* _Exercise requirements_
Output the data word for word, dropping every image.

==== Material provided ====

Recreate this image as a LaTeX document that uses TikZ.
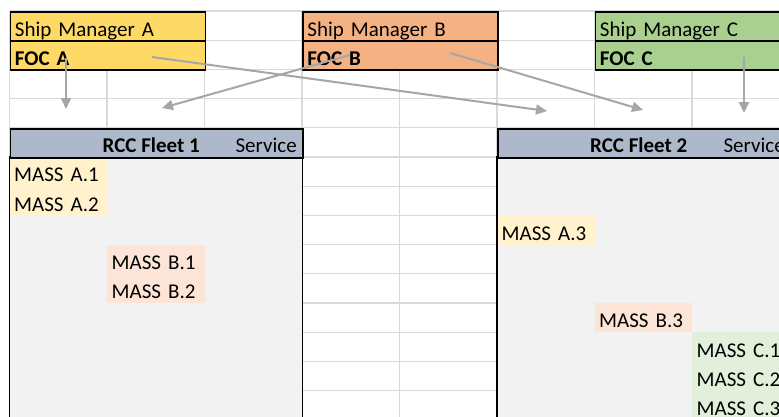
\documentclass[tikz,border=0pt]{standalone}
\usepackage{fontspec}
\setmainfont{Carlito}
\usetikzlibrary{arrows.meta}
\definecolor{gridc}{HTML}{D9D9D9}
\definecolor{arrowc}{HTML}{A6A6A6}
\definecolor{smAc}{HTML}{FFD966}
\definecolor{smBc}{HTML}{F4B183}
\definecolor{smCc}{HTML}{A9D08E}
\definecolor{hdrc}{HTML}{ADB9CA}
\definecolor{bodyc}{HTML}{F2F2F2}
\definecolor{massAc}{HTML}{FFF2CC}
\definecolor{massBc}{HTML}{FCE4D6}
\definecolor{massCc}{HTML}{E2EFDA}
\begin{document}
\begin{tikzpicture}[x=1pt,y=-1pt,
  gridline/.style={draw=gridc, line width=1.2pt},
  cell/.style={rectangle, anchor=north west, inner xsep=4.5pt, inner ysep=0pt,
    text height=24.7pt, text depth=4.5pt, text width=88.5pt, align=left,
    font=\fontsize{21}{25}\selectfont},
  htext/.style={anchor=base east, inner sep=0pt, font=\fontsize{21}{25}\selectfont},
  smbox/.style={cell, draw=black, line width=1.8pt},
  hdrbox/.style={rectangle, anchor=north west, inner sep=0pt, minimum height=29.2pt,
    fill=hdrc, draw=black, line width=1.8pt},
  bodybox/.style={rectangle, anchor=north west, inner sep=0pt, fill=bodyc},
  border/.style={draw=black, line width=1.8pt},
  conn/.style={draw=arrowc, line width=2pt, -{Triangle[length=11pt,width=10pt]}}
]
\useasboundingbox (0,0) rectangle (779,416);
\clip (0,0) rectangle (779,416);
\fill[white] (0,0) rectangle (779,416);
% spreadsheet grid
\foreach \i in {0,...,8} \draw[gridline] ({9.5+97.5*\i},11) -- ({9.5+97.5*\i},430);
\foreach \j in {0,...,14} \draw[gridline] (9.5,{11+29.2*\j}) -- (800,{11+29.2*\j});
% ship managers
\node[smbox, fill=smAc, text width=186pt] (smA) at (9.5,11) {Ship Manager A};
\node[smbox, fill=smAc, text width=186pt] (focA) at (9.5,40.2) {\bfseries FOC A};
\node[smbox, fill=smBc, text width=186pt] (smB) at (302,11) {Ship Manager B};
\node[smbox, fill=smBc, text width=186pt] (focB) at (302,40.2) {\bfseries FOC B};
\node[smbox, fill=smCc, text width=210pt] (smC) at (594.5,11) {Ship Manager C};
\node[smbox, fill=smCc, text width=210pt] (focC) at (594.5,40.2) {\bfseries FOC C};
% fleet 1
\node[bodybox, minimum width=292.5pt, minimum height=290pt] (f1body) at (9.5,157) {};
\node[cell, fill=massAc] (mA1) at (9.5,157) {MASS A.1};
\node[cell, fill=massAc] (mA2) at (9.5,186.2) {MASS A.2};
\node[cell, fill=massBc] (mB1) at (107,244.6) {MASS B.1};
\node[cell, fill=massBc] (mB2) at (107,273.8) {MASS B.2};
\draw[border] (f1body.north west) rectangle (f1body.south east);
\node[hdrbox, minimum width=292.5pt] (f1hdr) at (9.5,127.8) {};
\node[htext] (f1name) at (200,152.5) {\bfseries RCC Fleet 1};
\node[htext] (f1serv) at (297,152.5) {Service};
% fleet 2
\node[bodybox, minimum width=310pt, minimum height=290pt] (f2body) at (497,157) {};
\node[cell, fill=massAc] (mA3) at (497,215.4) {MASS A.3};
\node[cell, fill=massBc] (mB3) at (594.5,303) {MASS B.3};
\node[cell, fill=massCc] (mC1) at (692,332.2) {MASS C.1};
\node[cell, fill=massCc] (mC2) at (692,361.4) {MASS C.2};
\node[cell, fill=massCc] (mC3) at (692,390.6) {MASS C.3};
\draw[border] (f2body.north west) rectangle (f2body.south east);
\node[hdrbox, minimum width=310pt] (f2hdr) at (497,127.8) {};
\node[htext] (f2name) at (687.5,152.5) {\bfseries RCC Fleet 2};
\node[htext] (f2serv) at (785,152.5) {Service};
% arrow ends
\coordinate (sA1) at (66,58);   \coordinate (eA1) at (66,109);
\coordinate (sB1) at (350,55);  \coordinate (eB1) at (162,108);
\coordinate (sA2) at (152,57);  \coordinate (eA2) at (547,111);
\coordinate (sB2) at (450,53);  \coordinate (eB2) at (643,110);
\coordinate (sC2) at (744,57);  \coordinate (eC2) at (744,113);
\draw[conn] (sA1) -- (eA1);
\draw[conn] (sB1) -- (eB1);
\draw[conn] (sA2) -- (eA2);
\draw[conn] (sB2) -- (eB2);
\draw[conn] (sC2) -- (eC2);
\end{tikzpicture}
\end{document}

====

* _Correct answer_
Recreate this image as a LaTeX document that uses TikZ.
\documentclass[tikz,border=0pt]{standalone}
\usepackage{fontspec}
\setmainfont{Carlito}
\usetikzlibrary{arrows.meta}
\definecolor{gridc}{HTML}{D9D9D9}
\definecolor{arrowc}{HTML}{A6A6A6}
\definecolor{smAc}{HTML}{FFD966}
\definecolor{smBc}{HTML}{F4B183}
\definecolor{smCc}{HTML}{A9D08E}
\definecolor{hdrc}{HTML}{ADB9CA}
\definecolor{bodyc}{HTML}{F2F2F2}
\definecolor{massAc}{HTML}{FFF2CC}
\definecolor{massBc}{HTML}{FCE4D6}
\definecolor{massCc}{HTML}{E2EFDA}
\begin{document}
\begin{tikzpicture}[x=1pt,y=-1pt,
  gridline/.style={draw=gridc, line width=1.2pt},
  cell/.style={rectangle, anchor=north west, inner xsep=4.5pt, inner ysep=0pt,
    text height=24.7pt, text depth=4.5pt, text width=88.5pt, align=left,
    font=\fontsize{21}{25}\selectfont},
  htext/.style={anchor=base east, inner sep=0pt, font=\fontsize{21}{25}\selectfont},
  smbox/.style={cell, draw=black, line width=1.8pt},
  hdrbox/.style={rectangle, anchor=north west, inner sep=0pt, minimum height=29.2pt,
    fill=hdrc, draw=black, line width=1.8pt},
  bodybox/.style={rectangle, anchor=north west, inner sep=0pt, fill=bodyc},
  border/.style={draw=black, line width=1.8pt},
  conn/.style={draw=arrowc, line width=2pt, -{Triangle[length=11pt,width=10pt]}}
]
\useasboundingbox (0,0) rectangle (779,416);
\clip (0,0) rectangle (779,416);
\fill[white] (0,0) rectangle (779,416);
% spreadsheet grid
\foreach \i in {0,...,8} \draw[gridline] ({9.5+97.5*\i},11) -- ({9.5+97.5*\i},430);
\foreach \j in {0,...,14} \draw[gridline] (9.5,{11+29.2*\j}) -- (800,{11+29.2*\j});
% ship managers
\node[smbox, fill=smAc, text width=186pt] (smA) at (9.5,11) {Ship Manager A};
\node[smbox, fill=smAc, text width=186pt] (focA) at (9.5,40.2) {\bfseries FOC A};
\node[smbox, fill=smBc, text width=186pt] (smB) at (302,11) {Ship Manager B};
\node[smbox, fill=smBc, text width=186pt] (focB) at (302,40.2) {\bfseries FOC B};
\node[smbox, fill=smCc, text width=210pt] (smC) at (594.5,11) {Ship Manager C};
\node[smbox, fill=smCc, text width=210pt] (focC) at (594.5,40.2) {\bfseries FOC C};
% fleet 1
\node[bodybox, minimum width=292.5pt, minimum height=290pt] (f1body) at (9.5,157) {};
\node[cell, fill=massAc] (mA1) at (9.5,157) {MASS A.1};
\node[cell, fill=massAc] (mA2) at (9.5,186.2) {MASS A.2};
\node[cell, fill=massBc] (mB1) at (107,244.6) {MASS B.1};
\node[cell, fill=massBc] (mB2) at (107,273.8) {MASS B.2};
\draw[border] (f1body.north west) rectangle (f1body.south east);
\node[hdrbox, minimum width=292.5pt] (f1hdr) at (9.5,127.8) {};
\node[htext] (f1name) at (200,152.5) {\bfseries RCC Fleet 1};
\node[htext] (f1serv) at (297,152.5) {Service};
% fleet 2
\node[bodybox, minimum width=310pt, minimum height=290pt] (f2body) at (497,157) {};
\node[cell, fill=massAc] (mA3) at (497,215.4) {MASS A.3};
\node[cell, fill=massBc] (mB3) at (594.5,303) {MASS B.3};
\node[cell, fill=massCc] (mC1) at (692,332.2) {MASS C.1};
\node[cell, fill=massCc] (mC2) at (692,361.4) {MASS C.2};
\node[cell, fill=massCc] (mC3) at (692,390.6) {MASS C.3};
\draw[border] (f2body.north west) rectangle (f2body.south east);
\node[hdrbox, minimum width=310pt] (f2hdr) at (497,127.8) {};
\node[htext] (f2name) at (687.5,152.5) {\bfseries RCC Fleet 2};
\node[htext] (f2serv) at (785,152.5) {Service};
% arrow ends
\coordinate (sA1) at (66,58);   \coordinate (eA1) at (66,109);
\coordinate (sB1) at (350,55);  \coordinate (eB1) at (162,108);
\coordinate (sA2) at (152,57);  \coordinate (eA2) at (547,111);
\coordinate (sB2) at (450,53);  \coordinate (eB2) at (643,110);
\coordinate (sC2) at (744,57);  \coordinate (eC2) at (744,113);
\draw[conn] (sA1) -- (eA1);
\draw[conn] (sB1) -- (eB1);
\draw[conn] (sA2) -- (eA2);
\draw[conn] (sB2) -- (eB2);
\draw[conn] (sC2) -- (eC2);
\end{tikzpicture}
\end{document}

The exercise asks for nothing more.